Although there are various protocols in molecular biology where reactions utilizing more than one enzyme are combined, the inhibition of RNA polymerases by reagents such as pyrophosphate and phosphate can thwart efforts to simplify protocols. For example, a typical protocol for amplification of mRNA involves synthesizing a first strand cDNA using reverse transcriptase, followed by a second strand cDNA synthesis using DNA polymerase, then RNA transcription from the cDNA using RNA polymerase. See, e.g., Wang et al., 2000. These protocols usually require a cDNA purification step after the second strand synthesis because buffers and reaction products present from the cDNA synthesis procedures inhibit the RNA polymerase. Some second strand synthesis buffers are available that do not have phosphate, but an RNA polymerase that is not inhibited by phosphate would make their use, or a cDNA purification step, unnecessary.
One of the characteristics of wild-type T7 RNA polymerase is the ability to carry out some level of promoter independent synthesis by using the 3′ ends of single-stranded DNA as an initiation site. For in vitro transcription reactions, substrates that give this synthesis can be DNA primers and double-stranded linearized DNA with single-stranded 3′ tails. This can especially be a problem when there are large amounts of primers present and low levels of promoter templates. This can also take place with low amounts of RNA analyte samples where single-stranded carrier DNA has been added to increase efficiency of recovery. As a consequence of this property, there can be a large amount of aberrant synthesis taking place even in the complete absence of any input RNA, thus implying that at low levels of legitimate targets, a large amount of labeled product is only contributing to background and not signal. Secondly, the formation of this promoter independent synthesis uses up reagents such that the net yield of legitimate product can be decreased by competition with the promoter independent synthesis.

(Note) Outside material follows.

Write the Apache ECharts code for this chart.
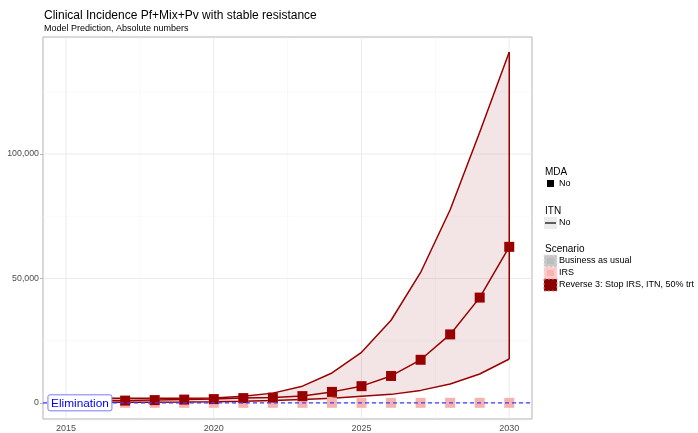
<!DOCTYPE html>
<html><head><meta charset="utf-8">
<script src="https://cdn.jsdelivr.net/npm/echarts@6/dist/echarts.min.js"></script>
<style>html,body{margin:0;padding:0;background:#fff}#c{width:698px;height:433px}</style>
</head><body><div id="c"></div>
<script>
var years = [2015,2016,2017,2018,2019,2020,2021,2022,2023,2024,2025,2026,2027,2028,2029,2030];
var medianVals = [900,900,900,1100,1300,1500,1900,2100,2700,4400,6700,10800,17300,27500,42300,62700];
var upperVals = [1800,1800,1800,1800,1850,1900,2600,3900,6700,12000,20300,33200,52400,77600,108800,141000];
var lowerVals = [200,200,200,250,300,400,600,900,1300,1800,2600,3400,5000,7600,11600,17600];
var irsYears = [2017,2018,2019,2020,2021,2022,2023,2024,2025,2026,2027,2028,2029,2030];
var irsVals = [0,0,0,0,0,0,0,0,0,0,0,0,0,0];
var xTicks = [2015,2020,2025,2030];
var xMinor = [2017.5,2022.5,2027.5];
var yTicks = [0,50000,100000];
var yMinor = [25000,75000,125000];
var eliminationLabel = {x: 2015.47, y: 0, text: 'Elimination'};

var FONT = '"Liberation Sans", Arial, sans-serif';
var RED = '#990000';
var X_MIN = 2014.22, X_MAX = 2030.77, Y_MIN = -6500, Y_MAX = 147050;
function pairs(xs, ys){ return xs.map(function(x,i){ return [x, ys[i]]; }); }
var last = years.length - 1;

var chart = echarts.init(document.getElementById('c'), null, {renderer:'canvas'});

var gridData = [];
xTicks.forEach(function(v){ gridData.push([0, v, 1]); });
xMinor.forEach(function(v){ gridData.push([0, v, 0]); });
yTicks.forEach(function(v){ gridData.push([1, v, 1]); });
yMinor.forEach(function(v){ gridData.push([1, v, 0]); });

function legendKey(x, y, fill, border, dot){
  var els = [{type:'rect', shape:{x:x, y:y, width:13, height:12}, style:{fill:fill, stroke:border, lineWidth:1, lineDash:[2,2]}}];
  if (dot) els.push({type:'rect', shape:{x:x+3, y:y+3, width:7, height:6}, style:{fill:dot}});
  return els;
}

var graphics = [
  {type:'text', left:44, top:10, style:{text:'Clinical Incidence Pf+Mix+Pv with stable resistance', font:'12px '+FONT, fill:'#000'}},
  {type:'text', left:44, top:24, style:{text:'Model Prediction, Absolute numbers', font:'9px '+FONT, fill:'#000'}},
  {type:'text', left:545, top:167, style:{text:'MDA', font:'10px '+FONT, fill:'#000'}},
  {type:'rect', shape:{x:547, y:180, width:7, height:7}, style:{fill:'#000'}},
  {type:'text', left:559, top:179, style:{text:'No', font:'9px '+FONT, fill:'#000'}},
  {type:'text', left:545, top:206, style:{text:'ITN', font:'10px '+FONT, fill:'#000'}},
  {type:'rect', shape:{x:544, y:217, width:13, height:12}, style:{fill:'#ebebeb'}},
  {type:'line', shape:{x1:545, y1:223, x2:556, y2:223}, style:{stroke:'#000', lineWidth:1.2}},
  {type:'text', left:559, top:218, style:{text:'No', font:'9px '+FONT, fill:'#000'}},
  {type:'text', left:545, top:244, style:{text:'Scenario', font:'10px '+FONT, fill:'#000'}}
].concat(
  legendKey(544, 255, '#c8c8c8', '#e4e4e4', '#bdbdbd'),
  legendKey(544, 267, '#fbcaca', '#fde4e4', '#f8b4b0'),
  legendKey(544, 279, '#8b0000', '#d08080', '#8b0000')
).concat([
  {type:'text', left:559, top:256, style:{text:'Business as usual', font:'9px '+FONT, fill:'#000'}},
  {type:'text', left:559, top:268, style:{text:'IRS', font:'9px '+FONT, fill:'#000'}},
  {type:'text', left:559, top:280, style:{text:'Reverse 3: Stop IRS, ITN, 50% trt', font:'9px '+FONT, fill:'#000'}}
]);

var option = {
  animation:false,
  backgroundColor:'#fff',
  grid:{left:43, top:37, width:489, height:385, show:true, borderColor:'#b3b3b3', borderWidth:1, backgroundColor:'#fff'},
  xAxis:{type:'value', min:X_MIN, max:X_MAX,
    axisLine:{show:false}, splitLine:{show:false},
    axisTick:{show:true, length:3, lineStyle:{color:'#b3b3b3'}, customValues:xTicks},
    axisLabel:{customValues:xTicks, color:'#4d4d4d', fontSize:9, fontFamily:FONT, margin:5, formatter:function(v){return String(v);}}
  },
  yAxis:{type:'value', min:Y_MIN, max:Y_MAX,
    axisLine:{show:false}, splitLine:{show:false},
    axisTick:{show:true, length:3, lineStyle:{color:'#b3b3b3'}, customValues:yTicks},
    axisLabel:{customValues:yTicks, color:'#4d4d4d', fontSize:8.8, fontFamily:FONT, margin:4,
      formatter:function(v){return v.toLocaleString('en-US');}}
  },
  graphic: graphics,
  series:[
    {type:'custom', name:'grid', silent:true, z:0, data:gridData,
      encode:{x:1, y:1},
      renderItem:function(params, api){
        var o = api.value(0), v = api.value(1), major = api.value(2);
        var p1, p2;
        if (o === 0) { p1 = api.coord([v, Y_MIN]); p2 = api.coord([v, Y_MAX]); }
        else { p1 = api.coord([X_MIN, v]); p2 = api.coord([X_MAX, v]); }
        return {type:'line', shape:{x1:p1[0], y1:p1[1], x2:p2[0], y2:p2[1]},
          style:{stroke: major ? '#e6e6e6' : '#f2f2f2', lineWidth: major ? 0.8 : 0.5}};
      }},
    {type:'custom', name:'ribbon', silent:true, z:1,
      data: years.map(function(y,i){ return [y, lowerVals[i], upperVals[i]]; }),
      encode:{x:0, y:[1,2]},
      renderItem:function(params, api){
        if (params.dataIndex !== 0) return null;
        var pts = [];
        for (var i = 0; i < years.length; i++) pts.push(api.coord([years[i], upperVals[i]]));
        for (var j = years.length - 1; j >= 0; j--) pts.push(api.coord([years[j], lowerVals[j]]));
        return {type:'polygon', shape:{points:pts}, style:{fill:'rgba(139,0,0,0.1)'}};
      }},
    {type:'line', name:'upper', data:pairs(years, upperVals), symbol:'none', lineStyle:{color:RED, width:1.5}, z:2},
    {type:'line', name:'lower', data:pairs(years, lowerVals), symbol:'none', lineStyle:{color:RED, width:1.5}, z:2},
    {type:'line', name:'edge', data:[[years[last], lowerVals[last]],[years[last], upperVals[last]]], symbol:'none', lineStyle:{color:RED, width:1.5}, z:2},
    {type:'scatter', name:'IRS', data:pairs(irsYears, irsVals), symbol:'rect', symbolSize:10, itemStyle:{color:'#f6b3ad', opacity:1}, z:3},
    {type:'line', name:'median', data:pairs(years, medianVals), symbol:'rect', symbolSize:10, showAllSymbol:true,
      lineStyle:{color:RED, width:1.5}, itemStyle:{color:RED}, z:4},
    {type:'custom', name:'zero', silent:true, z:6, data:[[0]],
      encode:{y:0},
      renderItem:function(params, api){
        var p1 = api.coord([X_MIN, 0]), p2 = api.coord([X_MAX, 0]);
        return {type:'line', shape:{x1:p1[0], y1:p1[1], x2:p2[0], y2:p2[1]},
          style:{stroke:'#3b3bff', lineWidth:1.2, lineDash:[4,3]}};
      }},
    {type:'custom', name:'elim', silent:true, z:10, data:[[eliminationLabel.x, eliminationLabel.y]],
      encode:{x:0, y:1},
      renderItem:function(params, api){
        var c = api.coord([api.value(0), api.value(1)]);
        var w = 64, h = 16;
        return {type:'group', children:[
          {type:'rect', shape:{x:c[0]-w/2, y:c[1]-h/2, width:w, height:h, r:2},
            style:{fill:'#ffffff', stroke:'#7a7aff', lineWidth:1}},
          {type:'text', style:{x:c[0], y:c[1]+0.5, text:eliminationLabel.text, font:'11.8px '+FONT, fill:'#0000ff',
            align:'center', verticalAlign:'middle'}}
        ]};
      }}
  ]
};
chart.setOption(option);
</script>
</body></html>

A number of mutations in RNA polymerases that modify characteristics of those enzymes are known. For example, certain mutations in T7 RNA polymerase (“T7”) (e.g., Y639F/S641A; del172-173; F644Y; F667Y) allow the polymerase to utilize deoxyribonucleotides along with ribonucleotides as substrates (Kostyuk et al., 1995; Izawa et al., 1998; European Patent Application EP1403364A1). See also Joyce (1997), Izawa et al. (1998) and Brieba and Sousa (1999). Other mutations increase (e.g. K172L, Del172-173, K98R) or decrease (e.g., P266L) promoter binding strength (Tunitskaya and Lochetkov, 2002; U.S. Pat. No. 7,335,471) or alter the termination properties of the enzyme (e.g., del 163-164, R173C). See Lyakhov et al. (1992), Lyakhov et al. (1997), Tunitskaya and Lochetkov (2002). Still other mutations (e.g., N748D, N748Q, Q758C, E222K, R756M) alter promoter recognition (U.S. Pat. No. 5,385,834; Chilliserrylattil et al., 2001) or increase the thermostability of the enzyme (e.g., S430P, F849I, F880Y, S633P—U.S. Pat. No. 7,507,567). Additional T7 mutations are described in He (1996), Macdonald et al. (1994), and Yang and Richardson (1997).
Mutations analogous to some of the above mutations have been effectively made in T3 RNA polymerase (“T3”) (see, e.g., Lyakhov et al., 1997 and European Patent Application No. EP1403364), demonstrating that the various domains of these related phage RNA polymerases are functionally equivalent.
The present invention provides, in part, RNA polymerase mutants with improved characteristics, including resistance to phosphate, pyrophosphate, sodium chloride, and/or single stranded DNA that can be advantageously used in place of wild-type RNA polymerases for various molecular biology procedures.